═════ SUPPLIED MATERIAL

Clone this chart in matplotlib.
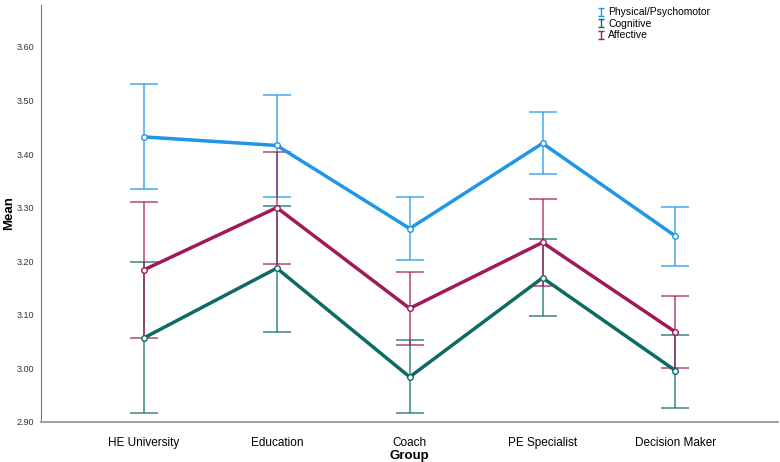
import matplotlib
matplotlib.use("Agg")
import matplotlib.pyplot as plt
from matplotlib.lines import Line2D
from matplotlib.path import Path

plt.rcParams['font.family'] = ['Liberation Sans', 'DejaVu Sans']

groups = ["HE University", "Education", "Coach", "PE Specialist", "Decision Maker"]

# means and error bar ends (lower, upper)
phys_mean = [3.432, 3.416, 3.261, 3.420, 3.247]
phys_low = [3.334, 3.320, 3.203, 3.362, 3.192]
phys_high = [3.530, 3.510, 3.320, 3.478, 3.301]

cog_mean = [3.057, 3.187, 2.984, 3.169, 2.996]
cog_low = [2.917, 3.068, 2.917, 3.097, 2.926]
cog_high = [3.198, 3.303, 3.053, 3.242, 3.063]

aff_mean = [3.184, 3.300, 3.112, 3.235, 3.068]
aff_low = [3.057, 3.195, 3.043, 3.154, 3.001]
aff_high = [3.311, 3.404, 3.180, 3.316, 3.136]

series = [
    ("Physical/Psychomotor", phys_mean, phys_low, phys_high, "#1f96e6"),
    ("Cognitive", cog_mean, cog_low, cog_high, "#0d6b63"),
    ("Affective", aff_mean, aff_low, aff_high, "#a01a58"),
]

# little I-beam symbol for the legend
ibeam = Path([(-0.7, 1), (0.7, 1), (0, 1), (0, -1), (-0.7, -1), (0.7, -1)],
             [Path.MOVETO, Path.LINETO, Path.MOVETO, Path.LINETO, Path.MOVETO, Path.LINETO])

fig = plt.figure(figsize=(7.8, 4.62), dpi=100)
ax = fig.add_axes([0.0526, 0.0866, 0.9444, 0.9024])

x = list(range(len(groups)))
handles = []
for name, m, lo, hi, col in series:
    yerr = [[a - b for a, b in zip(m, lo)], [b - a for a, b in zip(m, hi)]]
    ax.errorbar(x, m, yerr=yerr, fmt="none", ecolor=col, elinewidth=1.2,
                capsize=10, capthick=1.2, alpha=0.75, zorder=2)
    ax.plot(x, m, color=col, linewidth=2.5, zorder=3)
    ax.plot(x, m, "o", color=col, markerfacecolor="white", markersize=4,
            markeredgewidth=1, zorder=4)
    handles.append(Line2D([], [], linestyle="none", marker=ibeam, color=col,
                          markerfacecolor="none", markeredgewidth=1.0,
                          markersize=6, label=name))

ax.set_xlim(-0.775, 4.77)
ax.set_ylim(2.90, 3.678)
ax.set_xticks(x)
ax.set_xticklabels(groups, fontsize=8.5)
ax.set_yticks([2.9, 3.0, 3.1, 3.2, 3.3, 3.4, 3.5, 3.6])
ax.set_yticklabels(["2.90", "3.00", "3.10", "3.20", "3.30", "3.40", "3.50", "3.60"],
                   fontsize=6.5, color="#333333")
ax.tick_params(axis="y", length=0, pad=5)
ax.tick_params(axis="x", length=0, pad=11)
for s in ["top", "right"]:
    ax.spines[s].set_visible(False)
ax.spines["left"].set_color("#777777")
ax.spines["bottom"].set_color("#999999")
ax.spines["bottom"].set_linewidth(1.3)

ax.set_xlabel("Group", fontsize=9.5, fontweight="bold", va="center")
ax.xaxis.set_label_coords(0.4998, -0.082)
ax.set_ylabel("Mean", fontsize=9.5, fontweight="bold", va="center")
ax.yaxis.set_label_coords(-0.043, 0.5)

fig.legend(handles=handles, loc="upper left", bbox_to_anchor=(0.757, 1.0),
           frameon=False, fontsize=7.5, handlelength=0.6, handletextpad=0.4,
           labelspacing=0.15, borderpad=0.2)

fig.savefig("out.png", dpi=100)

══════════

* [DIRECTION]: In this exercise, set down all of the data exactly, without the pictures.

* [RESULT BELOW]:
Clone this chart in matplotlib.
import matplotlib
matplotlib.use("Agg")
import matplotlib.pyplot as plt
from matplotlib.lines import Line2D
from matplotlib.path import Path

plt.rcParams['font.family'] = ['Liberation Sans', 'DejaVu Sans']

groups = ["HE University", "Education", "Coach", "PE Specialist", "Decision Maker"]

# means and error bar ends (lower, upper)
phys_mean = [3.432, 3.416, 3.261, 3.420, 3.247]
phys_low = [3.334, 3.320, 3.203, 3.362, 3.192]
phys_high = [3.530, 3.510, 3.320, 3.478, 3.301]

cog_mean = [3.057, 3.187, 2.984, 3.169, 2.996]
cog_low = [2.917, 3.068, 2.917, 3.097, 2.926]
cog_high = [3.198, 3.303, 3.053, 3.242, 3.063]

aff_mean = [3.184, 3.300, 3.112, 3.235, 3.068]
aff_low = [3.057, 3.195, 3.043, 3.154, 3.001]
aff_high = [3.311, 3.404, 3.180, 3.316, 3.136]

series = [
    ("Physical/Psychomotor", phys_mean, phys_low, phys_high, "#1f96e6"),
    ("Cognitive", cog_mean, cog_low, cog_high, "#0d6b63"),
    ("Affective", aff_mean, aff_low, aff_high, "#a01a58"),
]

# little I-beam symbol for the legend
ibeam = Path([(-0.7, 1), (0.7, 1), (0, 1), (0, -1), (-0.7, -1), (0.7, -1)],
             [Path.MOVETO, Path.LINETO, Path.MOVETO, Path.LINETO, Path.MOVETO, Path.LINETO])

fig = plt.figure(figsize=(7.8, 4.62), dpi=100)
ax = fig.add_axes([0.0526, 0.0866, 0.9444, 0.9024])

x = list(range(len(groups)))
handles = []
for name, m, lo, hi, col in series:
    yerr = [[a - b for a, b in zip(m, lo)], [b - a for a, b in zip(m, hi)]]
    ax.errorbar(x, m, yerr=yerr, fmt="none", ecolor=col, elinewidth=1.2,
                capsize=10, capthick=1.2, alpha=0.75, zorder=2)
    ax.plot(x, m, color=col, linewidth=2.5, zorder=3)
    ax.plot(x, m, "o", color=col, markerfacecolor="white", markersize=4,
            markeredgewidth=1, zorder=4)
    handles.append(Line2D([], [], linestyle="none", marker=ibeam, color=col,
                          markerfacecolor="none", markeredgewidth=1.0,
                          markersize=6, label=name))

ax.set_xlim(-0.775, 4.77)
ax.set_ylim(2.90, 3.678)
ax.set_xticks(x)
ax.set_xticklabels(groups, fontsize=8.5)
ax.set_yticks([2.9, 3.0, 3.1, 3.2, 3.3, 3.4, 3.5, 3.6])
ax.set_yticklabels(["2.90", "3.00", "3.10", "3.20", "3.30", "3.40", "3.50", "3.60"],
                   fontsize=6.5, color="#333333")
ax.tick_params(axis="y", length=0, pad=5)
ax.tick_params(axis="x", length=0, pad=11)
for s in ["top", "right"]:
    ax.spines[s].set_visible(False)
ax.spines["left"].set_color("#777777")
ax.spines["bottom"].set_color("#999999")
ax.spines["bottom"].set_linewidth(1.3)

ax.set_xlabel("Group", fontsize=9.5, fontweight="bold", va="center")
ax.xaxis.set_label_coords(0.4998, -0.082)
ax.set_ylabel("Mean", fontsize=9.5, fontweight="bold", va="center")
ax.yaxis.set_label_coords(-0.043, 0.5)

fig.legend(handles=handles, loc="upper left", bbox_to_anchor=(0.757, 1.0),
           frameon=False, fontsize=7.5, handlelength=0.6, handletextpad=0.4,
           labelspacing=0.15, borderpad=0.2)

fig.savefig("out.png", dpi=100)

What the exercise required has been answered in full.